I know because I was with her when she died. I didn’t say anything then, and people got hurt because of it. Now Sarah’s parents are publishing a book about her, so this might be my last chance to set the record straight . . . but I’m not the only survivor with a story to tell about what did–and didn’t–happen that day.

Except Sarah’s martyrdom is important to a lot of people, people who don’t take kindly to what I’m trying to do. And the more I learn, the less certain I am about what’s right. I don’t know what will be worse: the guilt of staying silent or the consequences of speaking up . . .

{My thoughts} – Some books have the potential to really hit home with a lot of people. Some books have the ability to pull you into the story without you fully realizing it and keeping you there until the very end, then they leave you wanting more and more. This is one of those kinds of books.

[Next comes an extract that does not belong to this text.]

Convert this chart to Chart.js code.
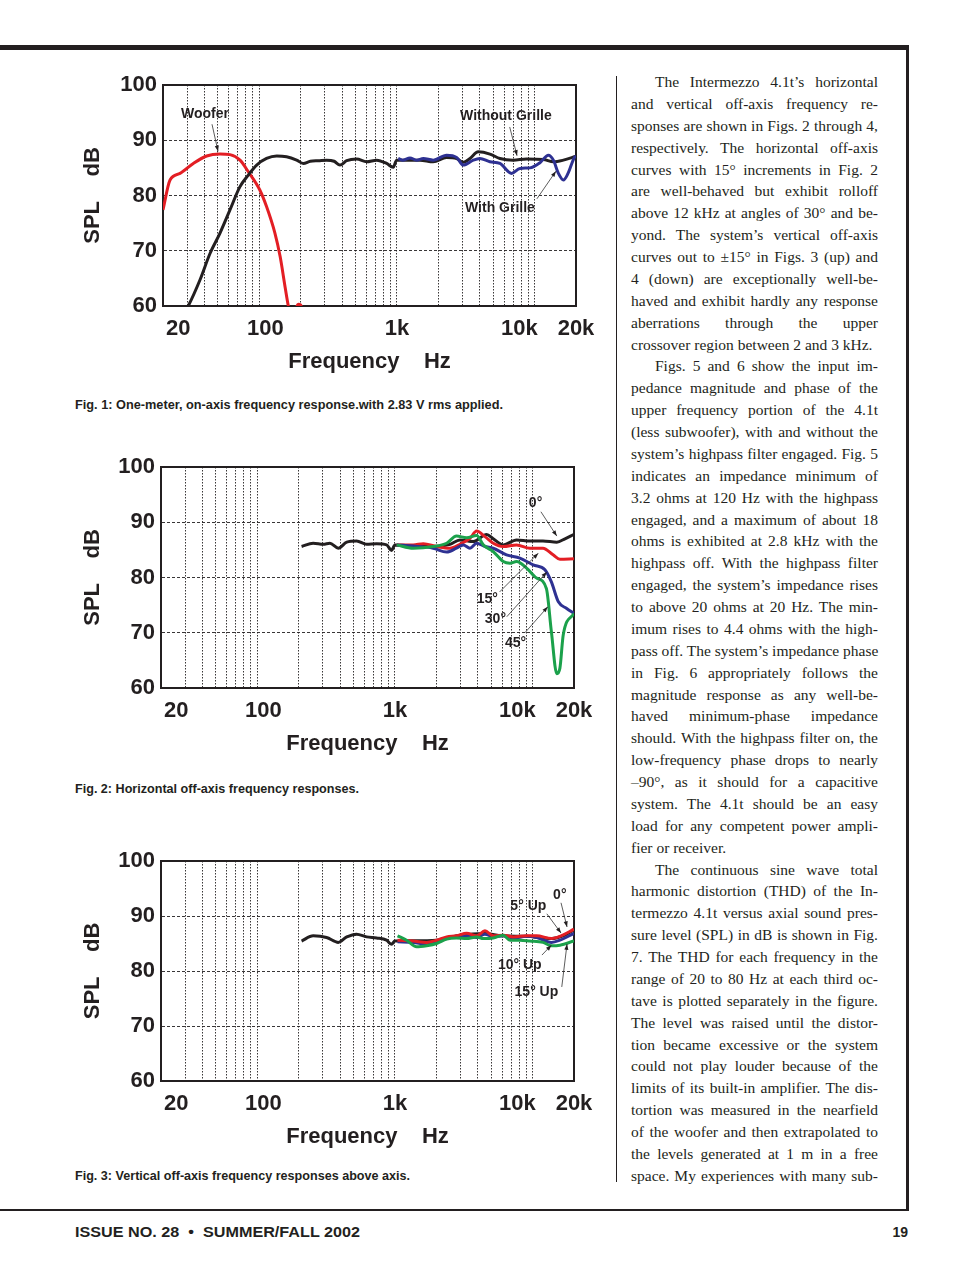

It is written in the narrative of Lee, she was a survivor of a school shooting that had taken place at her High School. She was one of six. It tells of her life and what it was like after the shooting. Three years later and how her and the others that had survived were fairing. It tell’s of how her best friend Sarah had died that die and how the story surrounding Sarah’s death was false.

This book helps you to reach into the minds of those that were there in the past, and that are still there in the present. It helps to paint you an image of what each student that had both lived and or died were like. It helps to show you both sides of the coin and it introduces you to the fact that not everyone’s story is going to be the same. There will be similarities, but not everything will match up word for word.

Lee decides after three years it is time to set the story straight. That it’s time she tells everyone that what they have been believing had happened at the time Sarah was killed isn’t what had happened. That the eye witness account the police had received from another student wasn’t what had happened. That in all intents in purposes “That’s not what Happened.”

I have always wondered how a book could be written that would show a reader what had happened in the past, the present and so on to those that were there and those that had their lives ruined in a sense by such a terrible act of violence. This book helped to put a lot of that into perspective. What I enjoyed the most was how the book didn’t outright name or accuse the shooter of being anything other then the shooter. I like that the author left it up to the readers to decide how they wanted to portray him in our minds.

I really think that this book should be on every school bookshelf. That it should be mandatory reading in English classrooms from grade six on through the end of High School. I really think that children could benefit from reading this book. It helps to show them that even though things aren’t always great that participating in such an act of violence isn’t the answer. That sometimes it’s better to talk to someone then to take your hurt and anger out on so many people. Many people that get hurt or die in situations like this had never done anything to the individual committing the act of violence. In many cases the person doing it has the mentality of I’m hurting so I want so many more to hurt. More often then not though, they end up dead or worse in all these scenarios.

I recommend that parents have their children read this book, once they are old enough to. It’s well written and it helps to open up someone’s eyes about what happens during mass shootings. It helps to show that the victims aren’t the only one’s that are left hurting. that it’s all those around them. It help’s to show that even when everything is said and done, that life will and can continue on after for all those that are survivors.